Container Prices Go Through The Roof As Shippers Make Billions
Container shipping prices have reached record highs with goods in Australia including appliances and consumer electronics set to rise as shipping companies make billions in profits.
A 40-foot shipping container that cost between $3,000 and $4,000 18 months ago is now costing between $8,000 to $10,000 in Australia.
Also impacting pricing is component price rises with several products set to rise as manufacturers pass on price rises.
According to Acer Australia Darren Simmonds “Prices for containers have doubled we are now facing some serious price rises.
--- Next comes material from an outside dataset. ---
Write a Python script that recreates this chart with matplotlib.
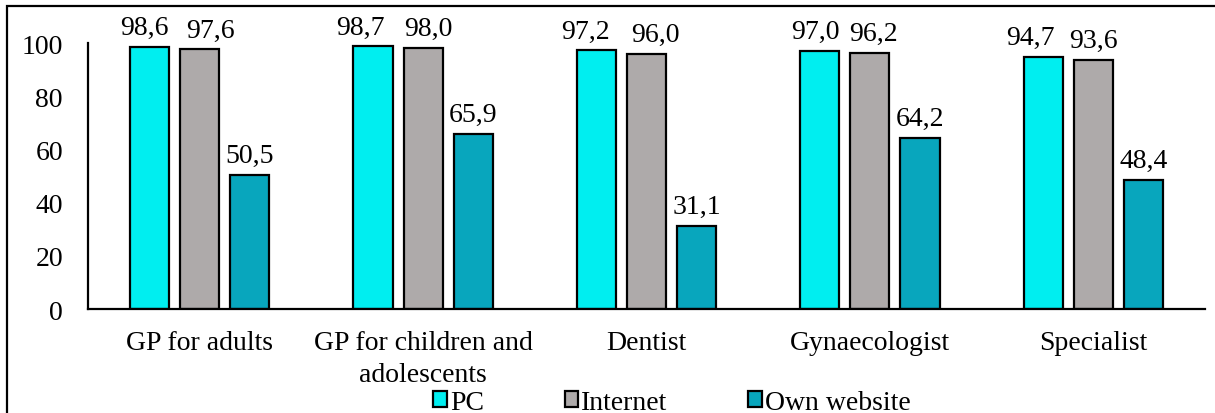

Last year we were paying around $4,000 a container this is now double”.
Now some 18 months after the outbreak of the coronavirus pandemic which disrupted maritime logistics chains and drove demand sky-high Australian importers are having to fight to get stock onto boats.
“We are basically running out of vessels and of empty containers,” said Alan Murphy, head of the consultancy Sea Intelligence.
“There’s been a massive shortage of empty containers, they are in the wrong place, they are stuck in ports and not in Asia ready to be loaded.”
This has resulted in Australian Companies having to pay for storage in Australia.
Another problem for Australian is the recent Chinese tariffs on wine barley and wheat and meats has seen less containers being turned around from Australian ports.
The Freightos Baltic Index, a benchmark for major shipping routes, has more than tripled in a year to nearly $7,000 for a trip from China to Countries such as the USA and Australia.
A trip from China to Europe has exceeded $10,000, compared with just $1,600 at the same time last year.
Murphy said the unprecedented situation compounded the troubles of the last 10 years, which he said had been “really bad for the shipping lines.”
The COVID-19 pandemic, which initially brought global shipping to a virtual standstill, did not bode well for the industry and led to “an unprecedented drop in demand,” Didier Rabattu, of Lombard Odier Investment Managers Talking told the Japanese Times,
But this did not account for the trends among consumers, who during lockdown stopped spending in restaurants and theatres or going on holiday and instead used their money to purchase material goods — many of them imported from Asia.
“Imagine how many televisions you can buy if you don’t go skiing for a week with four people?” said Paul Tourret, director of France’s Higher Institute of Maritime Economics.
The Japan Times claims that disruptions to loading and unloading operations, from dockers falling ill and COVID-19 restrictions to unforeseen events like the shipping backlog caused the blockage of the Suez Canal in March, have only exacerbated the trend.
As a result, ship owners have never been in better shape.
CMA CGM container and shipping company whose Australian headquarters are in Melbourne posted a net profit of more than $2 billion for the first quarter of 2021 alone, 40 times more than the previous year.
Danish Company AP Moller-Maersk who operate out of Sydney announced an even higher net profit of $2.7 billion for the first three months of the year — 13 times what it saw last year.
“It is true that ship owners are making a lot of money at the moment,” Tourret said.
The price of container transport depends on the level of demand, but also on supply-side capacity to meet it.
“Whether or not ship owners decide to wage a trade war is a major factor,” Tourret said.
“None of them has any interest in driving prices down. Their collective discipline today must be not to sell out,” he added.
Some experts claim that they do not expect things to return to normal before the first quarter of 2022.
One industry executive said, “I think we have reached a peak.”
“If demand continues to rise, there is a not insignificant risk that prices could rise again, but we are more or less at the top of the curve,” he added.